Report the total number of lines that include the string "matplotlib", without any other text.

#### [MATERIAL]
>> START
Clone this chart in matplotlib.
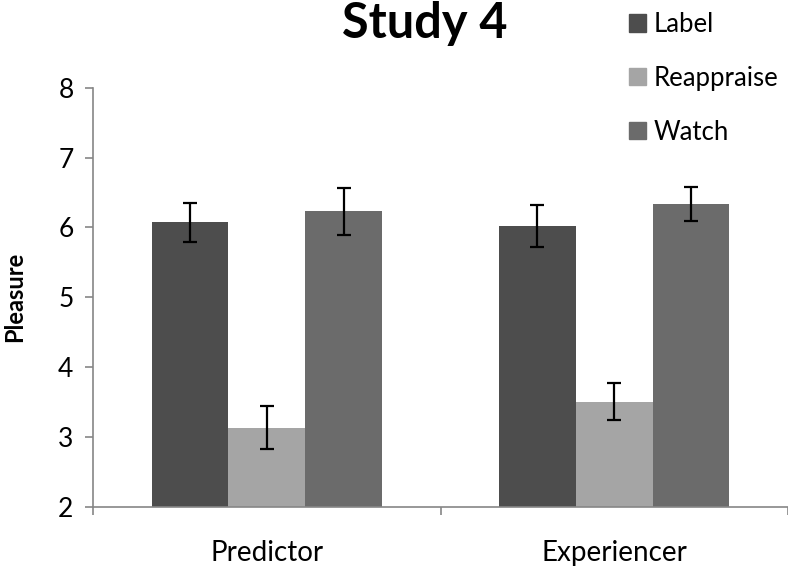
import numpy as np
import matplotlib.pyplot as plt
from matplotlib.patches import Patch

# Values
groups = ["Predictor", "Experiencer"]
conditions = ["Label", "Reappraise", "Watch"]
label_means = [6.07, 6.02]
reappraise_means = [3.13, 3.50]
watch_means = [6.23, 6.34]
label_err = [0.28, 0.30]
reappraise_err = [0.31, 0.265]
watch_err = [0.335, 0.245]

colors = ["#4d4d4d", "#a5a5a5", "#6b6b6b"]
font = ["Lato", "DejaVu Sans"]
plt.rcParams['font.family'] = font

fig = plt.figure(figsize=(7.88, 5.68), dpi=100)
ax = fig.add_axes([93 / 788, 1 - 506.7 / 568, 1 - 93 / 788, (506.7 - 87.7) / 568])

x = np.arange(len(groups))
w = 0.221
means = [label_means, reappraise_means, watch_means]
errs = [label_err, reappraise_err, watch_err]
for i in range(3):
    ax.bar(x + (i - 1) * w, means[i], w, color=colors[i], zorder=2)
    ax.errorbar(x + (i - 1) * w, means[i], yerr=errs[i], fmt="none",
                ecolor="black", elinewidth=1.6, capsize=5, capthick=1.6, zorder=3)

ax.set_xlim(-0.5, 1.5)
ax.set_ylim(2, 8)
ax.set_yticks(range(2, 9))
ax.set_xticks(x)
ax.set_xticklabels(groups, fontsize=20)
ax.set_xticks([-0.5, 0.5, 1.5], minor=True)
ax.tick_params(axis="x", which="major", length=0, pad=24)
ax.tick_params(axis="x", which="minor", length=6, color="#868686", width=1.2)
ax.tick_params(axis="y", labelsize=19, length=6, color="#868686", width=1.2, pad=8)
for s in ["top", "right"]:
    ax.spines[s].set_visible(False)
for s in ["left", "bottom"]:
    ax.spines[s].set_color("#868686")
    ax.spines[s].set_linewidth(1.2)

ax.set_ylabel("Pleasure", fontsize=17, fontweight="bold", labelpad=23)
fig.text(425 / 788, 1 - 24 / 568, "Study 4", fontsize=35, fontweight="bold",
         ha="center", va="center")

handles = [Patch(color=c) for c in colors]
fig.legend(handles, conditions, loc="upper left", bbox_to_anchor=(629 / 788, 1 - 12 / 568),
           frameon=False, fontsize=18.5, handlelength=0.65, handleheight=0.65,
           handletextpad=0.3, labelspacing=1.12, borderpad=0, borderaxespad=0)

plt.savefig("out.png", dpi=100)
>> END
#### [TASK ANSWER]
3